Now suppose you have a random sample x of size $n = 50$ from $\mathsf{Norm}(\mu=1,\sigma=10).$

set.seed(225)
x = rnorm(50, 1, 10)
mean(x);  sd(x)
[1] 2.747168
[1] 10.84025

Then the usual estimates are $\hat\mu=\bar X =2.7472,$ and $\hat\sigma = S = 10.84025.$ Accordingly, you suggest $\hat P(X < 0\,|\,\hat\mu,\hat\sigma) = 0.400.$

pnorm(0, mean(x), sd(x))
[1] 0.3999707

There are various ways of assessing the variability of this estimate of the probability. One possibility is to give a 95% parametric bootstrap confidence interval of the probability. There are many styles of bootstraps and bootstrapping is not the only possibility.

To get the discussion started, the simple quantile bootstrap method shown below gives the interval $(0.286, 0.511),$ centered near our point estimate $0.40.$ Because this is a simulation procedure (starting with known $\mu$ and $\sigma$ to get the data for estimation), we know that the true probability is $0.46,$ and thus that this CI contains the true probability.

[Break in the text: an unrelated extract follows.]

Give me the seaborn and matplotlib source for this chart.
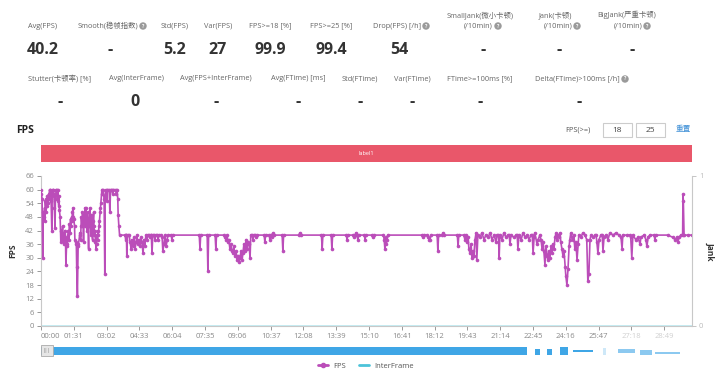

However, in an actual application we would not know whether such a bootstrap CI covers (contains) the true probability; we can hope that, for 95% of samples of size $n=50,$ it does.

set.seed(2021)
a = mean(x);  s = sd(x)  # sample 'x' from above
B = 3000;  p.re = numeric(B)
for(i in 1:B) {
  x.re = rnorm(50, a, s)
  p.re[i] = pnorm(0, mean(x.re), sd(x.re))
  }
quantile(p.re, c(.025,.975))
      2.5%     97.5% 
0.2861269 0.5109705 

length(unique(p.re))
[1] 3000

Here is a histogram of the 3000 uniquely different re-sampled probability estimates used in making the bootstrap. Sometimes correction for skewness in bootstrap CIs is warranted, but our bootstrap distribution seems roughly symmetrical.

hist(p.re, prob=T, br=20, col="skyblue2")
 abline(v = c(0.286, 0.511), col="red", lwd=2, lty="dotted")

enter image description here

I will be interested to see other ideas how to approach this problem.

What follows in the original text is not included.